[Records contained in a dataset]
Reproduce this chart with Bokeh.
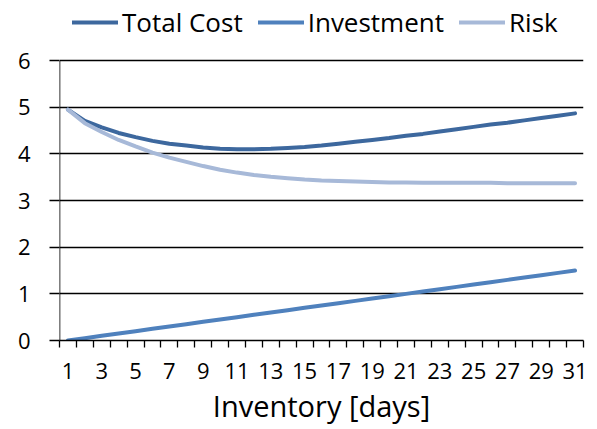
from bokeh.plotting import figure
from bokeh.models import FixedTicker, Legend, LegendItem, Range1d
from bokeh.embed import file_html
from bokeh.resources import INLINE

# Inventory horizon in days
days = list(range(1, 32))

# Cost components per inventory level
investment = [0.00, 0.05, 0.10, 0.15, 0.20, 0.25, 0.30, 0.35, 0.40, 0.45,
              0.50, 0.55, 0.60, 0.65, 0.70, 0.75, 0.80, 0.85, 0.90, 0.95,
              1.00, 1.05, 1.10, 1.15, 1.20, 1.25, 1.30, 1.35, 1.40, 1.45, 1.50]
risk = [4.95, 4.66, 4.47, 4.30, 4.16, 4.03, 3.92, 3.83, 3.74, 3.66,
        3.60, 3.55, 3.51, 3.48, 3.45, 3.43, 3.42, 3.41, 3.40, 3.39,
        3.39, 3.38, 3.38, 3.38, 3.38, 3.38, 3.37, 3.37, 3.37, 3.37, 3.37]
total_cost = [4.95, 4.71, 4.57, 4.45, 4.36, 4.28, 4.22, 4.18, 4.14, 4.11,
              4.10, 4.10, 4.11, 4.13, 4.15, 4.18, 4.22, 4.26, 4.30, 4.34,
              4.39, 4.43, 4.48, 4.53, 4.58, 4.63, 4.67, 4.72, 4.77, 4.82, 4.87]

y_ticks = [0, 1, 2, 3, 4, 5, 6]
x_label_ticks = list(range(1, 32, 2))

FONT = "Open Sans"
C_TOTAL = "#3D689E"
C_INV = "#4F81BD"
C_RISK = "#A7B9D8"

# the frame reaches the top of the canvas so the legend can sit above the value axis
p = figure(width=597, height=429, output_backend="svg", toolbar_location=None,
           x_range=Range1d(0.5, 31.5), y_range=Range1d(0, 7.29),
           min_border_left=59, min_border_right=14,
           min_border_top=0, min_border_bottom=89)
p.outline_line_color = None
p.background_fill_color = "white"
p.border_fill_color = "white"

# series, drawn in order so Risk lies on top
r_total = p.line(days, total_cost, line_color=C_TOTAL, line_width=4, line_cap="round", line_join="round")
r_inv = p.line(days, investment, line_color=C_INV, line_width=4, line_cap="round", line_join="round")
r_risk = p.line(days, risk, line_color=C_RISK, line_width=4, line_cap="round", line_join="round")

# grid
p.xgrid.visible = False
p.ygrid.ticker = FixedTicker(ticks=y_ticks)
p.ygrid.grid_line_color = "black"
p.ygrid.grid_line_width = 1.3

# y axis (its line is drawn only over the 0..6 span)
ya = p.yaxis[0]
ya.ticker = FixedTicker(ticks=y_ticks)
ya.axis_line_color = None
ya.major_tick_line_color = "black"
ya.major_tick_line_width = 1.3
ya.major_tick_out = 10
ya.major_tick_in = 0
ya.minor_tick_line_color = None
ya.major_label_standoff = 19
ya.major_label_text_font = FONT
ya.major_label_text_font_size = "22px"
ya.major_label_text_color = "black"
p.segment(x0=[0.5], y0=[y_ticks[0]], x1=[0.5], y1=[y_ticks[-1]],
          line_color="black", line_width=1.6)

# x axis: ticks on category boundaries, labels on every other day
xa = p.xaxis[0]
xa.ticker = FixedTicker(ticks=x_label_ticks, minor_ticks=[d - 0.5 for d in days] + [31.5])
xa.axis_line_color = "black"
xa.axis_line_width = 1.3
xa.major_tick_line_color = None
xa.major_tick_out = 0
xa.major_tick_in = 0
xa.minor_tick_line_color = "black"
xa.minor_tick_line_width = 1.3
xa.minor_tick_out = 7
xa.minor_tick_in = 0
xa.major_label_standoff = 15
xa.major_label_text_font = FONT
xa.major_label_text_font_size = "22px"
xa.major_label_text_color = "black"
xa.axis_label = "Inventory [days]"
xa.axis_label_standoff = 4
xa.axis_label_text_font = FONT
xa.axis_label_text_font_size = "29px"
xa.axis_label_text_font_style = "normal"
xa.axis_label_text_color = "black"

legend = Legend(items=[LegendItem(label="Total Cost", renderers=[r_total]),
                       LegendItem(label="Investment", renderers=[r_inv]),
                       LegendItem(label="Risk", renderers=[r_risk])],
                orientation="horizontal", location=(13, 300),
                glyph_width=46, glyph_height=20, label_standoff=4, spacing=15,
                padding=2, margin=0, border_line_color=None,
                background_fill_alpha=0,
                label_text_font=FONT, label_text_font_size="26px", label_text_color="black")
p.add_layout(legend, "center")

open("out.html", "w").write(file_html(p, INLINE))
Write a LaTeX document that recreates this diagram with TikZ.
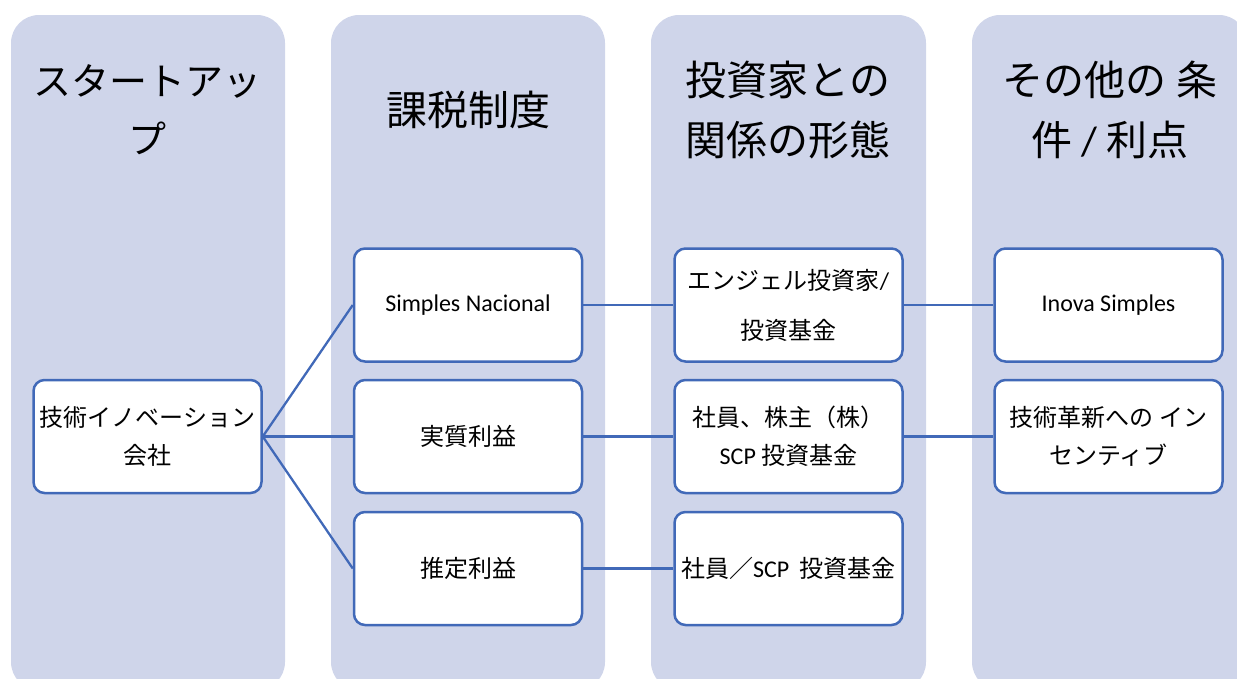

- [Short problem]:
Exact duplication of all the records is required; pictures are omitted from the copy.

- [Right answer]:
Reproduce this chart with Bokeh.
from bokeh.plotting import figure
from bokeh.models import FixedTicker, Legend, LegendItem, Range1d
from bokeh.embed import file_html
from bokeh.resources import INLINE

# Inventory horizon in days
days = list(range(1, 32))

# Cost components per inventory level
investment = [0.00, 0.05, 0.10, 0.15, 0.20, 0.25, 0.30, 0.35, 0.40, 0.45,
              0.50, 0.55, 0.60, 0.65, 0.70, 0.75, 0.80, 0.85, 0.90, 0.95,
              1.00, 1.05, 1.10, 1.15, 1.20, 1.25, 1.30, 1.35, 1.40, 1.45, 1.50]
risk = [4.95, 4.66, 4.47, 4.30, 4.16, 4.03, 3.92, 3.83, 3.74, 3.66,
        3.60, 3.55, 3.51, 3.48, 3.45, 3.43, 3.42, 3.41, 3.40, 3.39,
        3.39, 3.38, 3.38, 3.38, 3.38, 3.38, 3.37, 3.37, 3.37, 3.37, 3.37]
total_cost = [4.95, 4.71, 4.57, 4.45, 4.36, 4.28, 4.22, 4.18, 4.14, 4.11,
              4.10, 4.10, 4.11, 4.13, 4.15, 4.18, 4.22, 4.26, 4.30, 4.34,
              4.39, 4.43, 4.48, 4.53, 4.58, 4.63, 4.67, 4.72, 4.77, 4.82, 4.87]

y_ticks = [0, 1, 2, 3, 4, 5, 6]
x_label_ticks = list(range(1, 32, 2))

FONT = "Open Sans"
C_TOTAL = "#3D689E"
C_INV = "#4F81BD"
C_RISK = "#A7B9D8"

# the frame reaches the top of the canvas so the legend can sit above the value axis
p = figure(width=597, height=429, output_backend="svg", toolbar_location=None,
           x_range=Range1d(0.5, 31.5), y_range=Range1d(0, 7.29),
           min_border_left=59, min_border_right=14,
           min_border_top=0, min_border_bottom=89)
p.outline_line_color = None
p.background_fill_color = "white"
p.border_fill_color = "white"

# series, drawn in order so Risk lies on top
r_total = p.line(days, total_cost, line_color=C_TOTAL, line_width=4, line_cap="round", line_join="round")
r_inv = p.line(days, investment, line_color=C_INV, line_width=4, line_cap="round", line_join="round")
r_risk = p.line(days, risk, line_color=C_RISK, line_width=4, line_cap="round", line_join="round")

# grid
p.xgrid.visible = False
p.ygrid.ticker = FixedTicker(ticks=y_ticks)
p.ygrid.grid_line_color = "black"
p.ygrid.grid_line_width = 1.3

# y axis (its line is drawn only over the 0..6 span)
ya = p.yaxis[0]
ya.ticker = FixedTicker(ticks=y_ticks)
ya.axis_line_color = None
ya.major_tick_line_color = "black"
ya.major_tick_line_width = 1.3
ya.major_tick_out = 10
ya.major_tick_in = 0
ya.minor_tick_line_color = None
ya.major_label_standoff = 19
ya.major_label_text_font = FONT
ya.major_label_text_font_size = "22px"
ya.major_label_text_color = "black"
p.segment(x0=[0.5], y0=[y_ticks[0]], x1=[0.5], y1=[y_ticks[-1]],
          line_color="black", line_width=1.6)

# x axis: ticks on category boundaries, labels on every other day
xa = p.xaxis[0]
xa.ticker = FixedTicker(ticks=x_label_ticks, minor_ticks=[d - 0.5 for d in days] + [31.5])
xa.axis_line_color = "black"
xa.axis_line_width = 1.3
xa.major_tick_line_color = None
xa.major_tick_out = 0
xa.major_tick_in = 0
xa.minor_tick_line_color = "black"
xa.minor_tick_line_width = 1.3
xa.minor_tick_out = 7
xa.minor_tick_in = 0
xa.major_label_standoff = 15
xa.major_label_text_font = FONT
xa.major_label_text_font_size = "22px"
xa.major_label_text_color = "black"
xa.axis_label = "Inventory [days]"
xa.axis_label_standoff = 4
xa.axis_label_text_font = FONT
xa.axis_label_text_font_size = "29px"
xa.axis_label_text_font_style = "normal"
xa.axis_label_text_color = "black"

legend = Legend(items=[LegendItem(label="Total Cost", renderers=[r_total]),
                       LegendItem(label="Investment", renderers=[r_inv]),
                       LegendItem(label="Risk", renderers=[r_risk])],
                orientation="horizontal", location=(13, 300),
                glyph_width=46, glyph_height=20, label_standoff=4, spacing=15,
                padding=2, margin=0, border_line_color=None,
                background_fill_alpha=0,
                label_text_font=FONT, label_text_font_size="26px", label_text_color="black")
p.add_layout(legend, "center")

open("out.html", "w").write(file_html(p, INLINE))
Write a LaTeX document that recreates this diagram with TikZ.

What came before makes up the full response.